Таким образом, именно з н а н и е помогло Штирлицу остаться человеком морали и закона среди рабов и слепых исполнителей чужой злодейской воли. Но это был очень тяжкий труд: все время все з н а т ь; все время быть в состоянии подготовить справку, все время быть в состоянии ответить на все вопросы Шелленберга и понять истинный смысл, сокрытый в этих его быстрых и разных вопросах".
Совсем другая идея, согласитесь. На смену ненависти пришёл гнозис. Теперь основным источником силы Штирлица является знание. Так что же изменилось за те пять лет, которые прошли между выходом романа "Семнадцать мгновений весны" (1969) и "Альтернативой" (1974)?
Здесь я уже вхожу в сферу домыслов. Но в 1973 году, как известно, на экраны выходит блестящая многосерийная экранизация книги Семёнова. Она и делит цикл про Штирлица на две части - до этого мы имели дело со Штирлицем Семёнова, а после экранизации Семёнов пишет истории про Штирлица, каким его изобразил Тихонов. Штирлиц Тихонова не прячет свои глаза. Он не испытывает ненависти, только грусть. Он знает.
Отсюда получаем, что советский кинематограф был прогрессивнее советской литературы. Советские писатели работали в
идеологическом пространстве, а киношникам приходилось воспроизводить какую-никакую, но реальность. Писателю достаточно написать, что его герой ненавидит своих коллег. Актёру пришлось бы это сыграть - показать зрителю, как его корчит от ненависти, таращить безумные глаза и так далее. Это выглядело бы ужасно, просто невозможно. Вместо этого Тихонов создаёт настолько сильный образ, что Семёнов меняет свой подход к персонажу.
Таким образом, я могу предложить ещё одну версию, помимо тех, которые я
перечислил - культурной, семантической, религиозной, идеологической...
Представим, что
отказ от ненависти в американской книге объясняется просто-напросто кинематографичностью американского мышления. Очевидная мысль - когда современный автор визуализирует свой текст, он мыслит на языке кино (обычно взятом из современного ему кинематографа, о чём нередко забывают - сорок лет назад у автора в голове была отнюдь не та картинка, которая может возникнуть у нас). И у американцев, по очевидным причинам, этот процесс начался раньше и зашёл глубже.
Кордвайнер Смит уже видел своего героя в чёрно-белых тонах, говорящего отрывистые фразы с интонациями крутых кинозвёзд своего времени. И одного этого достаточно, чтобы исключить ненависть в качестве мотивации для положительного персонажа. Потому что демонстративная ненависть - это не cool, а персонаж должен быть cool.

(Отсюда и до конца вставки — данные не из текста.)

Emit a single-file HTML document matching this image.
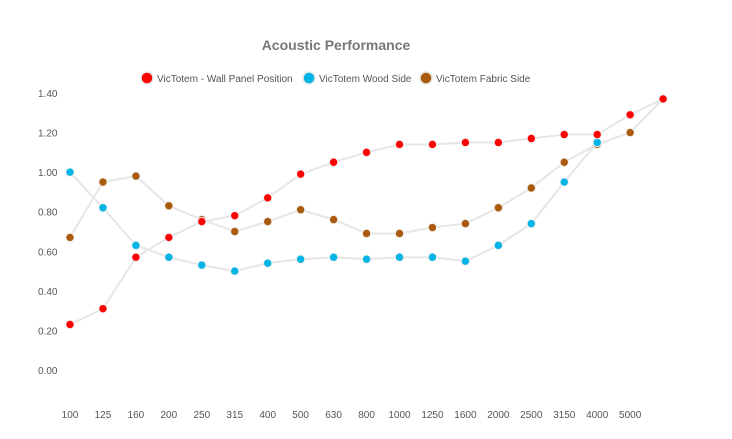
<!DOCTYPE html>
<html><head><meta charset="utf-8">
<style>
html,body{margin:0;padding:0;background:#fff;}
svg{display:block;font-family:"Liberation Sans",sans-serif;}
</style></head>
<body>
<svg id="chart" width="732" height="439">
<text x="336" y="50" text-anchor="middle" font-size="14" font-weight="bold" fill="#777">Acoustic Performance</text>
<g>
 <g>
  <circle cx="147" cy="78" r="6" fill="#ff0000" stroke="#e6e6e6" stroke-width="1.5"/>
  <text x="157" y="82" font-size="10" fill="#555">VicTotem - Wall Panel Position</text>
 </g>
 <g>
  <circle cx="309" cy="78" r="6" fill="#00b5e5" stroke="#e6e6e6" stroke-width="1.5"/>
  <text x="319" y="82" font-size="10" fill="#555">VicTotem Wood Side</text>
 </g>
 <g>
  <circle cx="426" cy="78" r="6" fill="#a95a0c" stroke="#e6e6e6" stroke-width="1.5"/>
  <text x="436" y="82" font-size="10" fill="#555">VicTotem Fabric Side</text>
 </g>
</g>
<g id="yaxis"></g>
<g id="xaxis"></g>
<g id="plot"></g>
</svg>
<script>
const categories = ["100","125","160","200","250","315","400","500","630","800","1000","1250","1600","2000","2500","3150","4000","5000",""];
const wallPanel = [0.23,0.31,0.57,0.67,0.75,0.78,0.87,0.99,1.05,1.10,1.14,1.14,1.15,1.15,1.17,1.19,1.19,1.29,1.37];
const woodSide = [1.00,0.82,0.63,0.57,0.53,0.50,0.54,0.56,0.57,0.56,0.57,0.57,0.55,0.63,0.74,0.95,1.15,null,null];
const fabricSide = [0.67,0.95,0.98,0.83,0.76,0.70,0.75,0.81,0.76,0.69,0.69,0.72,0.74,0.82,0.92,1.05,1.14,1.20,1.37];
const yTicks = [0,0.2,0.4,0.6,0.8,1.0,1.2,1.4];

const NS="http://www.w3.org/2000/svg";
function x(i){return 70+i*32.95;}
function y(v){return 370-v*(277/1.4);}
function mk(tag,attrs,parent){const e=document.createElementNS(NS,tag);for(const k in attrs)e.setAttribute(k,attrs[k]);parent.appendChild(e);return e;}

const ya=document.getElementById('yaxis');
yTicks.forEach(t=>{
 const e=mk('text',{x:38,y:y(t)+4,'font-size':10,fill:'#555','text-anchor':'start'},ya);
 e.textContent=t.toFixed(2);
 
 
});
const xa=document.getElementById('xaxis');
categories.forEach((c,i)=>{
 if(!c)return;
 const e=mk('text',{x:x(i),y:418,'font-size':10,fill:'#555','text-anchor':'middle'},xa);
 e.textContent=c;
 
 
});
const plot=document.getElementById('plot');
const series=[["fabric-side",fabricSide,"#a95a0c"],["wood-side",woodSide,"#00b5e5"],["wall-panel",wallPanel,"#ff0000"]];
series.forEach(([n,d])=>{
 const pts=[];
 d.forEach((v,i)=>{if(v!==null)pts.push(x(i)+','+y(v));});
 const p=mk('polyline',{points:pts.join(' '),fill:'none',stroke:'#e6e6e6','stroke-width':2},plot);
 
 
});
series.forEach(([n,d,col])=>{
 d.forEach((v,i)=>{
  if(v===null)return;
  const c=mk('circle',{cx:x(i),cy:y(v),r:4.2,fill:col,stroke:'#f0f0f0','stroke-width':1},plot);
  
  
 });
});
</script>
</body></html>
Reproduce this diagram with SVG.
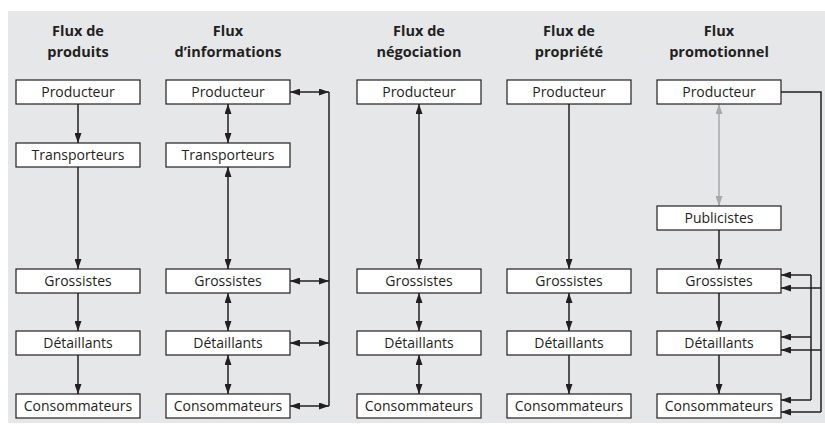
<svg xmlns="http://www.w3.org/2000/svg" width="825" height="425" viewBox="0 0 825 425">
<style>
.bx rect{fill:#fff;stroke:#231f20;stroke-width:1.2}
.bx text{font-family:"Open Sans","Liberation Sans",sans-serif;font-size:14px;fill:#231f20;text-anchor:middle}
.hd{font-family:"Open Sans","Liberation Sans",sans-serif;font-size:14.5px;font-weight:bold;fill:#231f20;text-anchor:middle}
#connectors path{fill:none;stroke:#231f20;stroke-width:1.5}
#connectors .one{marker-end:url(#ah)}
#connectors .two{marker-start:url(#ah);marker-end:url(#ah)}
#connectors .grey{stroke:#a7a9ac;marker-start:url(#ahg);marker-end:url(#ahg)}
</style>
<defs>
<marker id="ah" markerUnits="userSpaceOnUse" markerWidth="10" markerHeight="7" refX="10" refY="3.5" orient="auto-start-reverse"><path d="M0,0 L10,3.5 L0,7 z" fill="#231f20"/></marker>
<marker id="ahg" markerUnits="userSpaceOnUse" markerWidth="10" markerHeight="7" refX="10" refY="3.5" orient="auto-start-reverse"><path d="M0,0 L10,3.5 L0,7 z" fill="#a7a9ac"/></marker>
</defs>
<rect x="8" y="11" width="817" height="412" fill="#e6e7e8"/>
<g id="headers">
<text class="hd" x="78" y="36">Flux de</text><text class="hd" x="78" y="57">produits</text>
<text class="hd" x="228" y="36">Flux</text><text class="hd" x="228" y="57">d’informations</text>
<text class="hd" x="419" y="36">Flux de</text><text class="hd" x="419" y="57">négociation</text>
<text class="hd" x="569" y="36">Flux de</text><text class="hd" x="569" y="57">propriété</text>
<text class="hd" x="719" y="36">Flux</text><text class="hd" x="719" y="57">promotionnel</text>
</g>
<g id="connectors">
<path class="one" d="M78,104V143"/>
<path class="one" d="M78,167V269"/>
<path class="one" d="M78,293V331"/>
<path class="one" d="M78,355V394"/>
<path class="two" d="M228,104V143"/>
<path class="two" d="M228,167V269"/>
<path class="two" d="M228,293V331"/>
<path class="two" d="M228,355V394"/>
<path d="M329,92V406"/>
<path class="two" d="M290,92H329"/>
<path class="two" d="M290,281H329"/>
<path class="two" d="M290,343H329"/>
<path class="two" d="M290,406H329"/>
<path class="two" d="M419,104V269"/>
<path class="two" d="M419,293V331"/>
<path class="two" d="M419,355V394"/>
<path class="one" d="M569,104V269"/>
<path class="two" d="M569,293V331"/>
<path class="one" d="M569,355V394"/>
<path class="grey" d="M719,104V206"/>
<path class="one" d="M719,230V269"/>
<path class="one" d="M719,293V331"/>
<path class="one" d="M719,355V394"/>
<path d="M781,92H821V412"/>
<path class="one" d="M821,288H781"/>
<path class="one" d="M821,350H781"/>
<path class="one" d="M821,412H781"/>
<path d="M811,275V400"/>
<path class="one" d="M811,275H781"/>
<path class="one" d="M811,337H781"/>
<path class="one" d="M811,400H781"/>
</g>
<g id="c1-producteur" class="bx"><rect x="16" y="80" width="124" height="24"/><text x="78" y="97">Producteur</text></g>
<g id="c1-transporteurs" class="bx"><rect x="16" y="143" width="124" height="24"/><text x="78" y="160">Transporteurs</text></g>
<g id="c1-grossistes" class="bx"><rect x="16" y="269" width="124" height="24"/><text x="78" y="286">Grossistes</text></g>
<g id="c1-detaillants" class="bx"><rect x="16" y="331" width="124" height="24"/><text x="78" y="348">Détaillants</text></g>
<g id="c1-consommateurs" class="bx"><rect x="16" y="394" width="124" height="24"/><text x="78" y="411">Consommateurs</text></g>
<g id="c2-producteur" class="bx"><rect x="166" y="80" width="124" height="24"/><text x="228" y="97">Producteur</text></g>
<g id="c2-transporteurs" class="bx"><rect x="166" y="143" width="124" height="24"/><text x="228" y="160">Transporteurs</text></g>
<g id="c2-grossistes" class="bx"><rect x="166" y="269" width="124" height="24"/><text x="228" y="286">Grossistes</text></g>
<g id="c2-detaillants" class="bx"><rect x="166" y="331" width="124" height="24"/><text x="228" y="348">Détaillants</text></g>
<g id="c2-consommateurs" class="bx"><rect x="166" y="394" width="124" height="24"/><text x="228" y="411">Consommateurs</text></g>
<g id="c3-producteur" class="bx"><rect x="357" y="80" width="124" height="24"/><text x="419" y="97">Producteur</text></g>
<g id="c3-grossistes" class="bx"><rect x="357" y="269" width="124" height="24"/><text x="419" y="286">Grossistes</text></g>
<g id="c3-detaillants" class="bx"><rect x="357" y="331" width="124" height="24"/><text x="419" y="348">Détaillants</text></g>
<g id="c3-consommateurs" class="bx"><rect x="357" y="394" width="124" height="24"/><text x="419" y="411">Consommateurs</text></g>
<g id="c4-producteur" class="bx"><rect x="507" y="80" width="124" height="24"/><text x="569" y="97">Producteur</text></g>
<g id="c4-grossistes" class="bx"><rect x="507" y="269" width="124" height="24"/><text x="569" y="286">Grossistes</text></g>
<g id="c4-detaillants" class="bx"><rect x="507" y="331" width="124" height="24"/><text x="569" y="348">Détaillants</text></g>
<g id="c4-consommateurs" class="bx"><rect x="507" y="394" width="124" height="24"/><text x="569" y="411">Consommateurs</text></g>
<g id="c5-producteur" class="bx"><rect x="657" y="80" width="124" height="24"/><text x="719" y="97">Producteur</text></g>
<g id="c5-publicistes" class="bx"><rect x="657" y="206" width="124" height="24"/><text x="719" y="223">Publicistes</text></g>
<g id="c5-grossistes" class="bx"><rect x="657" y="269" width="124" height="24"/><text x="719" y="286">Grossistes</text></g>
<g id="c5-detaillants" class="bx"><rect x="657" y="331" width="124" height="24"/><text x="719" y="348">Détaillants</text></g>
<g id="c5-consommateurs" class="bx"><rect x="657" y="394" width="124" height="24"/><text x="719" y="411">Consommateurs</text></g>
</svg>
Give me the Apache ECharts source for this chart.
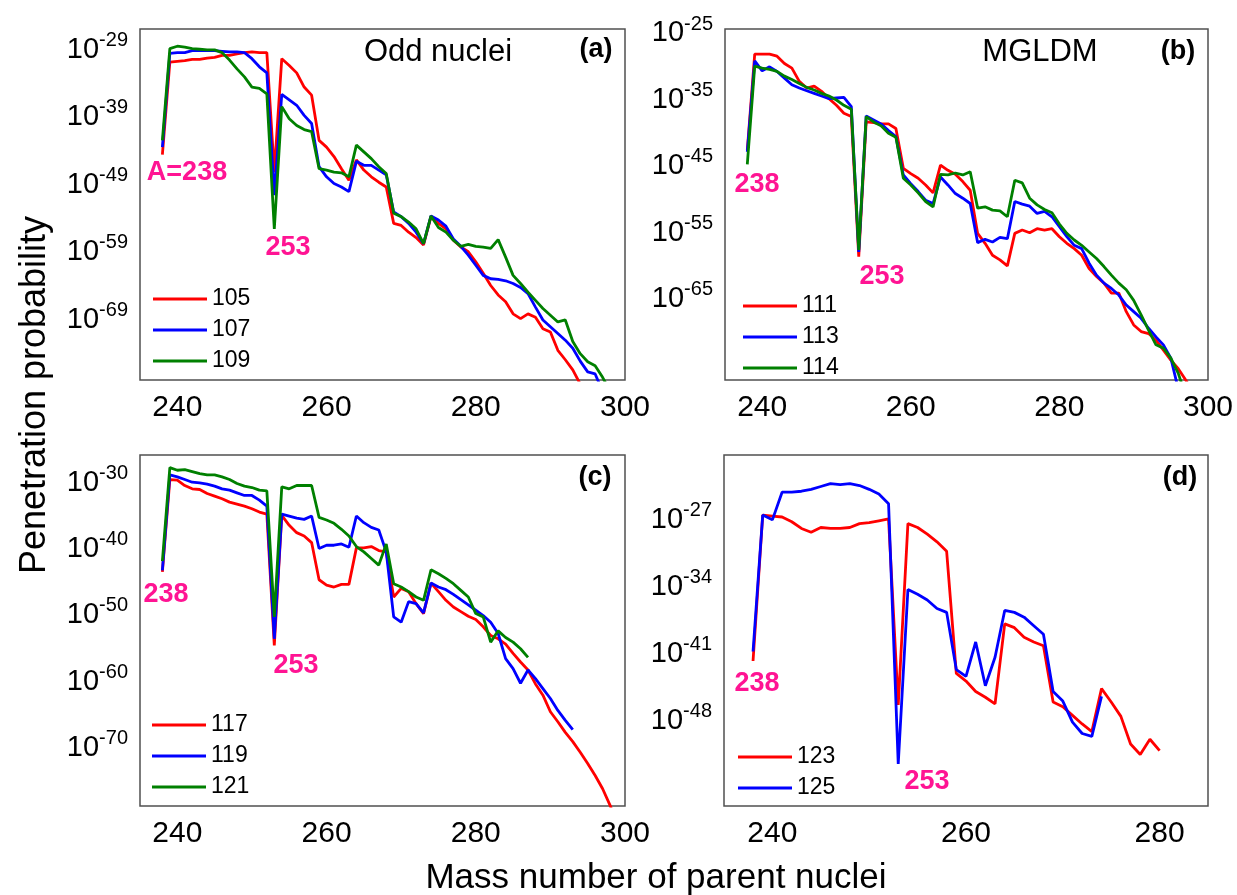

[Забавно было бы связать разницу между "Трудно быть богом" и "Обитаемым островом" с тем, что в шестидесятые годы шли очень серьёзные разговоры об экранизации "ТББ", Стругацкие написали свой сценарий (ныне утраченный), а может даже и не один. Как известно, чехословацкие события 68 года подвели черту под этими планами. Но, допустим, Стругацкие успели проникнуться духом кино - поэтому "Обитаемый остров" одновременно и более кинематографичен, чуть ли не с раскадровкой в отдельных эпизодах, и меньше времени уделяет психопатологическим страданиям главного героя. Хотя, согласитесь, поводов у Мак Сима было побольше, чем у Руматы - а ненависти там меньше.]